___ DATA SECTION

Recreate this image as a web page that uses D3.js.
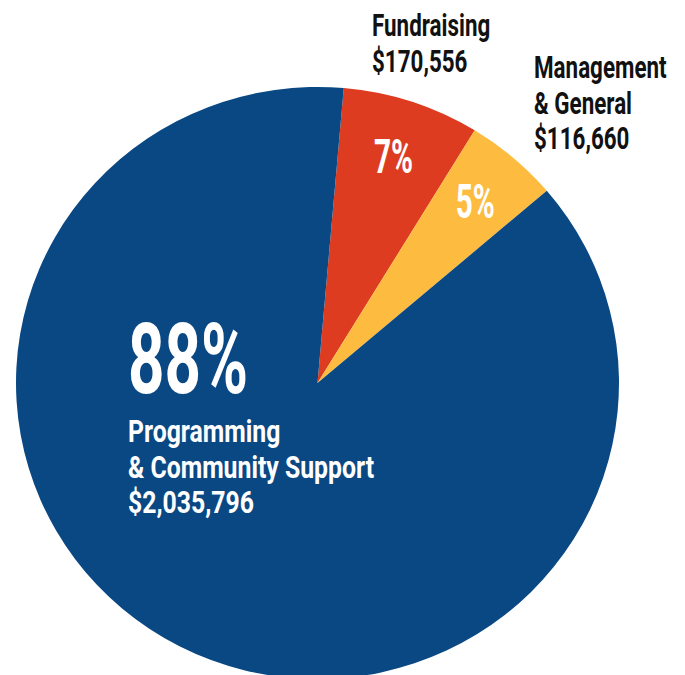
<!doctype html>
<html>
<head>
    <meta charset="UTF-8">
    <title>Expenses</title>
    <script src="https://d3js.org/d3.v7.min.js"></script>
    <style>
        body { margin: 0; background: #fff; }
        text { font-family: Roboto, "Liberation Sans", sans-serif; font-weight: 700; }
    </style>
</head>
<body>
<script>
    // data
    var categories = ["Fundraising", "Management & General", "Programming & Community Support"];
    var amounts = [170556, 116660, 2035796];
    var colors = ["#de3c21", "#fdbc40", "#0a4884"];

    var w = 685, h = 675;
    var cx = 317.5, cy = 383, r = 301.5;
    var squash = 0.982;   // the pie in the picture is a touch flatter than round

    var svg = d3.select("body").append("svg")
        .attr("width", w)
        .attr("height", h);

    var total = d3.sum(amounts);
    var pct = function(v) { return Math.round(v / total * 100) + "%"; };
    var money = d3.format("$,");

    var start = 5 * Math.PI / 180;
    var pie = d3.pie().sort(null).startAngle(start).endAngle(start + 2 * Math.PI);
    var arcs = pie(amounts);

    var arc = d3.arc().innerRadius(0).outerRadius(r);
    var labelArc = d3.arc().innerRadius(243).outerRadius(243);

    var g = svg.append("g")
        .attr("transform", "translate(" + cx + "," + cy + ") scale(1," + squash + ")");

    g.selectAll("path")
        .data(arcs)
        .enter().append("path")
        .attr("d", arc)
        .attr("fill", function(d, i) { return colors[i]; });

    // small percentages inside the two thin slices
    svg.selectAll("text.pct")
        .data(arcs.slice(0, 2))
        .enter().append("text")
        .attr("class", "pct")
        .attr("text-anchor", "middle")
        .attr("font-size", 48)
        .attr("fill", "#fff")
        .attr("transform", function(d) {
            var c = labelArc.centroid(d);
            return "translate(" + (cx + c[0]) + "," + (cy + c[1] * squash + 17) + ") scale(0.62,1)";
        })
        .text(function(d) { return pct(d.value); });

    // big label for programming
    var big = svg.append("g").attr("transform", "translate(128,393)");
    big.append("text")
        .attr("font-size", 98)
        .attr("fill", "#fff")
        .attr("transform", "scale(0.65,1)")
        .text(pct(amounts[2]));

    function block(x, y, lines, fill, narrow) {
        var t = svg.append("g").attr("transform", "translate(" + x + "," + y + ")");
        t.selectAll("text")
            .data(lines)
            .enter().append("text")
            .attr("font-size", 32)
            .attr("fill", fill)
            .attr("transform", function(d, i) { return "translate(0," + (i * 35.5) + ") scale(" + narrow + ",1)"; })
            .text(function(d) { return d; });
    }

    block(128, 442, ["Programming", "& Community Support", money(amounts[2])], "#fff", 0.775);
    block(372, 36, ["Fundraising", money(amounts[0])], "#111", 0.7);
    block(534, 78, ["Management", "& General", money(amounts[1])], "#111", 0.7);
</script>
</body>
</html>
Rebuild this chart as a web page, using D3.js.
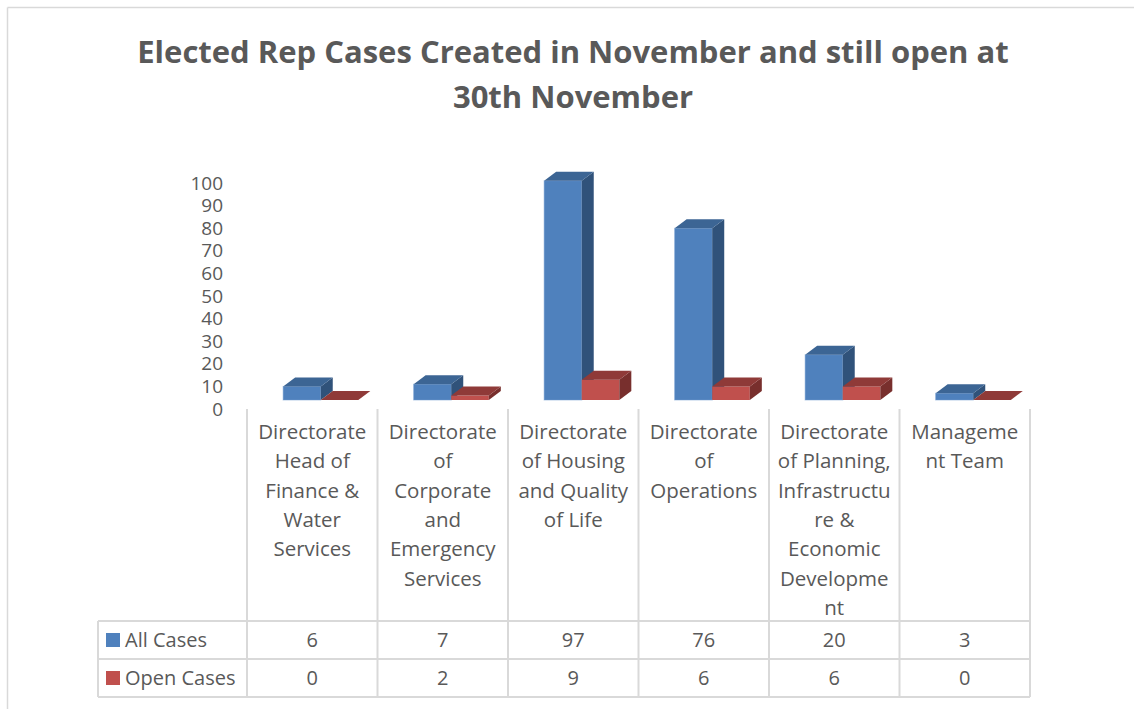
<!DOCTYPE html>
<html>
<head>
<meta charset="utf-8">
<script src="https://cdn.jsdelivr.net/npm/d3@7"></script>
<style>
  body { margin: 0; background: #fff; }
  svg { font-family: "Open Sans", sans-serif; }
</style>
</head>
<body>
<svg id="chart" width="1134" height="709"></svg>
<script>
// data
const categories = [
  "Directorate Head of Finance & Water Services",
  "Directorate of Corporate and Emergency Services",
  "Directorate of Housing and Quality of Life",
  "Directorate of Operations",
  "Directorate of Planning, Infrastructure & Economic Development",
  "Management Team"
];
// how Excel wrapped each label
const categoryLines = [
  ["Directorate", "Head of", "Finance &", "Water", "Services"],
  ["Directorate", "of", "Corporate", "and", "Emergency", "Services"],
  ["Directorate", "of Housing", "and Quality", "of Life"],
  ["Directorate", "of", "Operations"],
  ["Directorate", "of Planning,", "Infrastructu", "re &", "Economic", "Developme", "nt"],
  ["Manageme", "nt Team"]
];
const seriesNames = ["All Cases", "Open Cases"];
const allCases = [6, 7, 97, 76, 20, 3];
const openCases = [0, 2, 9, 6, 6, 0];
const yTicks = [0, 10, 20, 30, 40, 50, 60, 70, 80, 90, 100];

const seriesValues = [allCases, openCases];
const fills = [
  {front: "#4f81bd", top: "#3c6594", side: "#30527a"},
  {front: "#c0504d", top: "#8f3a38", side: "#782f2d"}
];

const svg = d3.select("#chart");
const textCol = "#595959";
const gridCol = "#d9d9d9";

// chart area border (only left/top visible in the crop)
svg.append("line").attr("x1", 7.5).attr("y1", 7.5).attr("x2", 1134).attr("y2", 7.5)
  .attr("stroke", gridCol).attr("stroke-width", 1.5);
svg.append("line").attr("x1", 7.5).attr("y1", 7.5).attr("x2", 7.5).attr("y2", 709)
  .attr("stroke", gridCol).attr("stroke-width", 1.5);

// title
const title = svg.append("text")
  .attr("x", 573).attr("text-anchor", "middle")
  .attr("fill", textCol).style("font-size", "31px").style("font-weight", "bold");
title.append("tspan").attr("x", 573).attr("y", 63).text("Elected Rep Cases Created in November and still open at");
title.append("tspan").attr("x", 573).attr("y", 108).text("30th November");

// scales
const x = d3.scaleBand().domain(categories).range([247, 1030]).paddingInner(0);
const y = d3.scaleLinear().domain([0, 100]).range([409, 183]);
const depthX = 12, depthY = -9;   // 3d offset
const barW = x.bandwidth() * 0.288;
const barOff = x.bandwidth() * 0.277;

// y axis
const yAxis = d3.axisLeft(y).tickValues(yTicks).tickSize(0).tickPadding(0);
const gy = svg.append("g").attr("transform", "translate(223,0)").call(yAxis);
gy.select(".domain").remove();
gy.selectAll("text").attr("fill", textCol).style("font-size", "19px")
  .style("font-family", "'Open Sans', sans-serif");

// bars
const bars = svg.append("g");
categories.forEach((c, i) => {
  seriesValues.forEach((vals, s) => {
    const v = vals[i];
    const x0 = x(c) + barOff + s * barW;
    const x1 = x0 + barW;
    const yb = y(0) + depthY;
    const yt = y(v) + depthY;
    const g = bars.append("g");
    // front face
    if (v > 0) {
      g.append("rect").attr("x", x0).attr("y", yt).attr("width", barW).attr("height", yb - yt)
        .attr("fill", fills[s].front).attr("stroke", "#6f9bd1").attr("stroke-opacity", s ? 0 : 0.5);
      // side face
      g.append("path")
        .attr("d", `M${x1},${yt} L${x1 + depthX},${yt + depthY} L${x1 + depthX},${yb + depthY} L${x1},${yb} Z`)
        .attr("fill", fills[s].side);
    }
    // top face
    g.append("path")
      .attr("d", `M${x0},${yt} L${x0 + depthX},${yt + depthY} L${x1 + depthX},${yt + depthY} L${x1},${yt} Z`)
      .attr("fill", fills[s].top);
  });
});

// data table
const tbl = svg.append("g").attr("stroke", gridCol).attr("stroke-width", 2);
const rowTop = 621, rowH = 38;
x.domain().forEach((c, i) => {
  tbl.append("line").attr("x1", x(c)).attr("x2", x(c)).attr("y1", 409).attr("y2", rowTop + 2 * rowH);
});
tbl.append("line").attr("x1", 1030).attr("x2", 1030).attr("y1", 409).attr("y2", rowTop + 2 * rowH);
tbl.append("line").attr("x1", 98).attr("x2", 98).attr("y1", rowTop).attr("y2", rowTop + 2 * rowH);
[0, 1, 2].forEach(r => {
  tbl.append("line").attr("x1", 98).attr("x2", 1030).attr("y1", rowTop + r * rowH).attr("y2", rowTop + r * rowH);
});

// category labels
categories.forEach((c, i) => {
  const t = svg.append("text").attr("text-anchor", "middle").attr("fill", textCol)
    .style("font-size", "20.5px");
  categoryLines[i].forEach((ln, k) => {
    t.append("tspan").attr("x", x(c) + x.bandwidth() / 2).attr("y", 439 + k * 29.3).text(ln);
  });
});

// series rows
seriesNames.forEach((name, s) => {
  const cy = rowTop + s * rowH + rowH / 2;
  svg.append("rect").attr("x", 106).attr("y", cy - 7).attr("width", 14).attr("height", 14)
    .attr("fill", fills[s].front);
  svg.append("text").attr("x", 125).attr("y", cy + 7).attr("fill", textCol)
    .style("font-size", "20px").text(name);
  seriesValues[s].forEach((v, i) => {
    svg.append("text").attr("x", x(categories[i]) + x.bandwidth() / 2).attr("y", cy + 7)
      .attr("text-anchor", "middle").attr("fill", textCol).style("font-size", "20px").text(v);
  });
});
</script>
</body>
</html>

______

:: TASK OBJECTIVE ::
Going through the entries above line by line, work out how many lines include the word "chart". Only the number is required.

:: REPLY TO THE EXERCISE ::
4